Everyone needs house insurance, just like every institutional operator needs DVT. SSV is charging $100 for a house insurance policy on a $10 million home. The price SSV charges compared to the value they provide is too low.

Why .75% is still too low

IM makes sense. I am still not understanding @alonmuroch’s point about the margins being negative for private operators with a 10% network fee. Here is my understanding, please correct me if I am wrong:

I stake 100 ETH that earns 2.9% APR without using an operator. Lets say I used Coinbase as an operator, which takes 35% of my staking rewards off the top. After year 1, without coinbase I would have 102.9 ETH. With Coinbase, Id only have approximately 101.09. Coinbase took 1.085.

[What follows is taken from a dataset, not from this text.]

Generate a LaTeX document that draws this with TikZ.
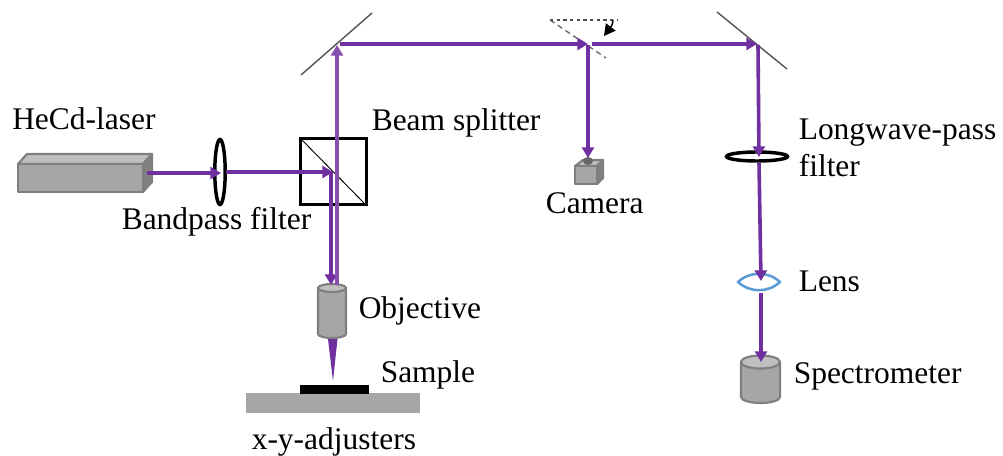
\documentclass[tikz,border=0pt]{standalone}
\usepackage{fontspec}
\setmainfont{Liberation Serif}
\usetikzlibrary{arrows.meta}
\definecolor{beam}{HTML}{7030A0}
\definecolor{dev}{HTML}{A6A6A6}
\definecolor{devedge}{HTML}{7F7F7F}
\definecolor{devtop}{HTML}{BFBFBF}
\definecolor{devside}{HTML}{808080}
\definecolor{lensblue}{HTML}{5B9BD5}
\tikzset{
  x=0.75pt,y=-0.75pt,
  label text/.style={anchor=base west,inner sep=0pt,font=\fontsize{23.6pt}{26pt}\selectfont},
  beamline/.style={draw=beam,line width=2.7pt,-{Triangle[length=8pt,width=9pt]}},
  housing/.style={fill=dev,draw=devedge,line width=1.6pt,line join=round},
  mirror/.style={draw=black!65,line width=1.1pt},
  opticring/.style={draw=black,line width=2.6pt,fill=none},
}
\begin{document}
\begin{tikzpicture}
\useasboundingbox (0,0) rectangle (1003,456);
% named points
\coordinate (laserout) at (147,173);
\coordinate (lensA) at (221,173);
\coordinate (lensB) at (226,172);
\coordinate (split) at (333,172);
\coordinate (splitdown) at (331,172);
\coordinate (objin) at (331,285);
\coordinate (objout) at (337,285);
\coordinate (mirrorLin) at (337,45);
\coordinate (mirrorLout) at (340,44);
\coordinate (flipin) at (588,44);
\coordinate (flipout) at (592,44);
\coordinate (flipdown) at (588,45);
\coordinate (caminput) at (588,158);
\coordinate (mirrorRin) at (757,44);
\coordinate (mirrorRdown) at (758,45);
\coordinate (lwin) at (759,157);
\coordinate (lwout) at (759,163);
\coordinate (lensin) at (761,281);
\coordinate (lensout) at (761,293);
\coordinate (specin) at (761,362);
% laser
\draw[housing,fill=devtop] (18,164)--(27,154)--(152,154)--(143,164)--cycle;
\draw[housing,fill=devside] (143,164)--(152,154)--(152,182)--(143,192)--cycle;
\draw[housing] (18,164) rectangle (143,192);
% bandpass lens
\draw[opticring] (220,172) ellipse (5.2 and 32.5);
% beam splitter
\draw[draw=black,line width=2.8pt] (300.5,138.5) rectangle (366.5,204.5);
\draw[black,line width=0.7pt] (302,140)--(365,204);
% objective
\draw[housing] (318,288) -- (318,334) arc[start angle=180,end angle=0,x radius=14,y radius=4] -- (346,288) -- cycle;
\draw[housing,fill=devtop] (332,288) ellipse (14 and 4);
\fill[beam] (328,339)--(337.5,339)--(333,381)--cycle;
% sample and stage
\fill[dev] (246,393) rectangle (420,413);
\fill[black] (300,385) rectangle (369,393.5);
% mirrors
\draw[mirror] (301,75)--(372,13);
\draw[mirror] (717,12)--(787,69);
% flip mirror
\draw[black!70,line width=0.9pt,dash pattern=on 2.5pt off 2.5pt] (550,20)--(617,20);
\draw[black!60,line width=1pt,dash pattern=on 4pt off 3pt] (550,20)--(606,58);
% camera
\draw[housing,fill=devtop] (575,166)--(583,160)--(603,160)--(597,166)--cycle;
\draw[housing,fill=devside] (597,166)--(603,160)--(603,178)--(597,184)--cycle;
\draw[housing] (575,166) rectangle (597,184);
\fill[black!60] (588,161) ellipse (5 and 4);
% longwave filter
\draw[opticring] (757,156.5) ellipse (30.5 and 4.5);
% lens
\draw[lensblue,line width=1.9pt,line join=round] (738,282) .. controls (750,271) and (768,271) .. (780,282) .. controls (768,293) and (750,293) .. (738,282) -- cycle;
% spectrometer
\draw[housing] (741,362) -- (741,397) arc[start angle=180,end angle=0,x radius=19.5,y radius=6] -- (780,362) -- cycle;
\draw[housing,fill=devtop] (760.5,362) ellipse (19.5 and 6.5);
% beams
\path[beamline] (laserout)--(lensA);
\path[beamline] (lensB)--(split);
\path[beamline] (splitdown)--(objin);
\path[beamline,draw=beam!85] (objout)--(mirrorLin);
\path[beamline] (mirrorLout)--(flipin);
\path[beamline] (flipout)--(mirrorRin);
\path[beamline] (flipdown)--(caminput);
\path[beamline] (mirrorRdown)--(lwin);
\path[beamline] (lwout)--(lensin);
\path[beamline] (lensout)--(specin);
% flip arrow
\coordinate (flipA) at (613,20);
\coordinate (flipB) at (604,36);
\draw[black,line width=1.1pt,-{Triangle[length=8.5pt,width=9pt]}] (flipA) .. controls (613,25) and (610,28) .. (flipB);
% labels
\node[label text] (tlaser) at (12,130) {HeCd-laser};
\node[label text] (tsplit) at (371.5,131) {Beam splitter};
\node[label text] (tband) at (121.5,229) {Bandpass filter};
\node[label text] (tcam) at (545.5,214) {Camera};
\node[label text] (tlw) at (798.5,140) {Longwave-pass};
\node[label text] (tfilter) at (798.5,177) {filter};
\node[label text] (tlens) at (798.5,291) {Lens};
\node[label text] (tobj) at (358.5,318) {Objective};
\node[label text] (tsample) at (380.5,382) {Sample};
\node[label text] (tspec) at (793.5,383) {Spectrometer};
\node[label text] (tadj) at (251.5,449) {x-y-adjusters};
\end{tikzpicture}
\end{document}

With SSV and Coinbase after year 1 with the .75% network fee, Id have 101.06. SSV took .03 ETH, which is 2.7% compared to what Coinbase took as revenue. Even at Binance’s 10% rate, SSV is making a fraction of what the operators make. These institutional opeartors are making a killing!

SSV’s share of the revenue pie is way too low compared to the value SSV is providing, which is effectively getting rid of the downside slashing risk. SSV has pricing power because there are no competitive alternatives and institutional operators, which likely make up the majority of TVL on SSV, need slashing risk protection in order to attract clients. Why is SSV getting such a small portion of the revenue pie compared to these institutional operators?

Comments on Trusted Clusters

Pieciemiel legal agreements with the foundation for every operator is not scaleable. TCs will likely take significantly longer to implement than an increase of the network fee and a change in the mechanism for how the network fee is charged.

How long would a network fee increase and change in payment mechanism actually take dev wise?